Farrell is John McBurney, an injured Yankee soldier who’s deserted his post. He’s taken into a female boarding school in a sprawling estate to recover from his wounds. Its white pillared grandiosity recalls the Tara of Gone with the Wind.
He foments rivalry and dissension between the women. They vie for his attention while he, in turn, tries to persuade them to keep him within their sanctuary. The spareness of their lives is unsettled by the presence of a male figure in their midst, a cuckoo in the secluded nest of their various forms of forlornness.
Nicole Kidman is Martha Farnsworth, the school’s headmistress. Kirsten Dunst plays Edwina, one of its teachers. Various pupils parade about the place in satins and laces as the sexual tensions mount.
In Siegel’s film the women’s loneliness was shown in broad strokes. Here it’s more nuanced, conveyed in glances and muted gestures. At times you feel you’re watching Les Liaisons Dangereuses transported to the Virginia of 1864.
Outside the candle-lit splendour of the school the war rages. Inside it inside a different kind of war goes on inside the characters’ heads. The beauty of their surroundings contrasts with their mounting frustration.

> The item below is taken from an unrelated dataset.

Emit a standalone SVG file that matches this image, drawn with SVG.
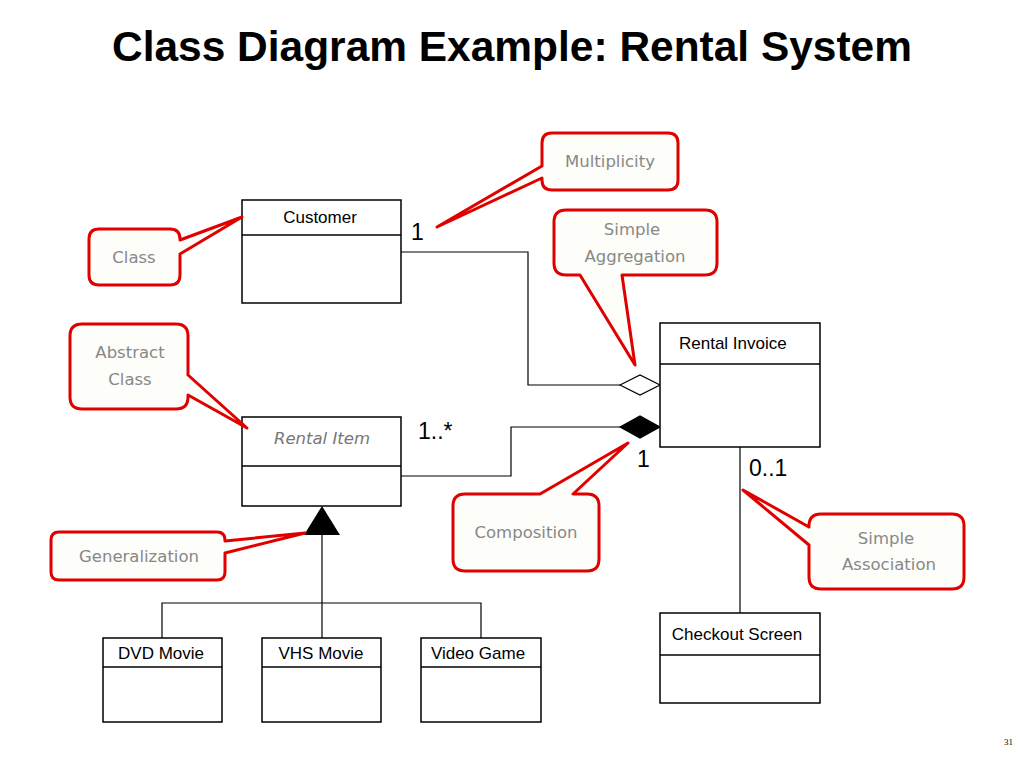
<svg xmlns="http://www.w3.org/2000/svg" width="1024" height="768" viewBox="0 0 1024 768">
<style>
.box{fill:#fff;stroke:#000;stroke-width:1.5}
.div{stroke:#000;stroke-width:1.5}
.cls{font-family:"Liberation Sans",Arial,sans-serif;font-size:17px;fill:#000}
.abs{font-family:"DejaVu Sans",sans-serif;font-style:italic;font-size:16.5px;fill:#777}
.mult{font-family:"Liberation Sans",Arial,sans-serif;font-size:23px;fill:#000}
.conn{fill:none;stroke:#000;stroke-width:1.2}
.call{fill:#fdfdf9;stroke:#e00000;stroke-width:3;stroke-linejoin:round}
.ct{font-family:"DejaVu Sans",sans-serif;font-size:16.5px;fill:#888;text-anchor:middle}
</style>
<rect width="1024" height="768" fill="#fff"/>
<text x="512" y="61" text-anchor="middle" textLength="800" lengthAdjust="spacingAndGlyphs" font-family="Liberation Sans,Arial,sans-serif" font-weight="bold" font-size="43">Class Diagram Example: Rental System</text>

<g id="connectors">
<polyline class="conn" points="401,252 528,252 528,385 620,385"/>
<polygon points="620,385 640,375 660,385 640,395" fill="#fff" stroke="#000" stroke-width="1.2"/>
<polyline class="conn" points="401,476 511,476 511,427 620,427"/>
<polygon points="620,427 640,416 660,427 640,438" fill="#000" stroke="#000" stroke-width="1.2"/>
<line class="conn" x1="740" y1="447" x2="740" y2="613"/>
<polygon points="322,506 304,535 340,535" fill="#000"/>
<line class="conn" x1="322" y1="535" x2="322" y2="638"/>
<polyline class="conn" points="162,638 162,603 481,603 481,638"/>
<text class="mult" x="411" y="240">1</text>
<text class="mult" x="418" y="439">1..*</text>
<text class="mult" x="637" y="467">1</text>
<text class="mult" x="749" y="476">0..1</text>
</g>

<g id="customer">
<rect class="box" x="242" y="200" width="159" height="103"/>
<line class="div" x1="242" y1="235" x2="401" y2="235"/>
<text class="cls" x="320" y="223" text-anchor="middle">Customer</text>
</g>
<g id="rental-invoice">
<rect class="box" x="660" y="323" width="160" height="124"/>
<line class="div" x1="660" y1="364" x2="820" y2="364"/>
<text class="cls" x="679" y="349">Rental Invoice</text>
</g>
<g id="rental-item">
<rect class="box" x="242" y="417" width="159" height="89"/>
<line class="div" x1="242" y1="466" x2="401" y2="466"/>
<text class="abs" x="322" y="444" text-anchor="middle">Rental Item</text>
</g>
<g id="checkout-screen">
<rect class="box" x="660" y="613" width="160" height="90"/>
<line class="div" x1="660" y1="655" x2="820" y2="655"/>
<text class="cls" x="737" y="640" text-anchor="middle">Checkout Screen</text>
</g>
<g id="dvd-movie">
<rect class="box" x="103" y="638" width="119" height="84"/>
<line class="div" x1="103" y1="667" x2="222" y2="667"/>
<text class="cls" x="161" y="659" text-anchor="middle">DVD Movie</text>
</g>
<g id="vhs-movie">
<rect class="box" x="262" y="638" width="119" height="84"/>
<line class="div" x1="262" y1="667" x2="381" y2="667"/>
<text class="cls" x="321" y="659" text-anchor="middle">VHS Movie</text>
</g>
<g id="video-game">
<rect class="box" x="421" y="638" width="120" height="84"/>
<line class="div" x1="421" y1="667" x2="541" y2="667"/>
<text class="cls" x="478" y="659" text-anchor="middle">Video Game</text>
</g>

<g id="callout-multiplicity">
<path class="call" d="M552,133 H668 Q678,133 678,143 V180 Q678,190 668,190 H552 Q542,190 542,180 V178 L437,227 L542,166 V143 Q542,133 552,133 Z"/>
<text class="ct" x="610" y="167">Multiplicity</text>
</g>
<g id="callout-aggregation">
<path class="call" d="M566,210 H705 Q717,210 717,222 V263 Q717,275 705,275 H622 L635,365 L580,275 H566 Q554,275 554,263 V222 Q554,210 566,210 Z"/>
<text class="ct" x="632" y="235">Simple</text>
<text class="ct" x="635" y="262">Aggregation</text>
</g>
<g id="callout-class">
<path class="call" d="M99,229 H170 Q180,229 180,239 V240 L242,217 L180,254 V275 Q180,285 170,285 H99 Q89,285 89,275 V239 Q89,229 99,229 Z"/>
<text class="ct" x="134" y="263">Class</text>
</g>
<g id="callout-abstract">
<path class="call" d="M82,324 H176 Q188,324 188,336 V375 L247,428 L188,395 V397 Q188,409 176,409 H82 Q70,409 70,397 V336 Q70,324 82,324 Z"/>
<text class="ct" x="130" y="358">Abstract</text>
<text class="ct" x="130" y="385">Class</text>
</g>
<g id="callout-composition">
<path class="call" d="M465,494 H540 L628,443 L573,494 H587 Q599,494 599,506 V559 Q599,571 587,571 H465 Q453,571 453,559 V506 Q453,494 465,494 Z"/>
<text class="ct" x="526" y="538">Composition</text>
</g>
<g id="callout-association">
<path class="call" d="M821,514 H952 Q964,514 964,526 V577 Q964,589 952,589 H821 Q809,589 809,577 V545 L743,490 L809,527 V526 Q809,514 821,514 Z"/>
<text class="ct" x="886" y="544">Simple</text>
<text class="ct" x="889" y="570">Association</text>
</g>
<g id="callout-generalization">
<path class="call" d="M59,532 H217 Q225,532 225,540 V541 L305,533 L225,553 V572 Q225,580 217,580 H59 Q51,580 51,572 V540 Q51,532 59,532 Z"/>
<text class="ct" x="139" y="562">Generalization</text>
</g>

<text x="1013" y="745" text-anchor="end" font-family="Liberation Serif,serif" font-size="9" fill="#000">31</text>
</svg>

Coppola oversees the proceedings with the kind of moody expressionism we’ve come to expect from her. Some scenes are reminiscent of her earlier The Virgin Suicides in their succulence. Philippe Le Sourd uses his camera like a paintbrush. His work on fog and sun alike mesmerises us with its claustrophobic intensity.
Farrell doesn’t quite have the charisma of Eastwood as the corporal wondering if he’ll be given up to the Confederates when his leg heals. The film is more interesting for the dynamics that go on between the women, especially Martha, Edwina and the pampered student Alicia (Elle Fanning).
Repressed
Edwina is the most repressed. Martha has a tad more discipline despite having lost her husband in the war.
A sub-Freudian battle of the sexes plays itself out. Will the women turn from McBurney’s protectors to his nemeses?
Most remakes these days ramp up the energy of the films they’re adapting. How refreshing it is to finally see one that plays the original down, replacing male machismo with female intuition.
Clark Gable arranged to have the so-called ‘women’s director’ George Cukor removed from the set of Gone with the Wind in 1939 because, he claimed, Cukor was ‘throwing’ the film to his co-star Vivien Leigh. He was eventually replaced with Gable’s friend Victor Fleming, a ‘man’s man.’
It would be interesting to see what Ms Coppola would make of this chauvinistic film if she re-made it today. Would Scarlett O’Hara get the famous “frankly my dear” line instead of Rhett Butler?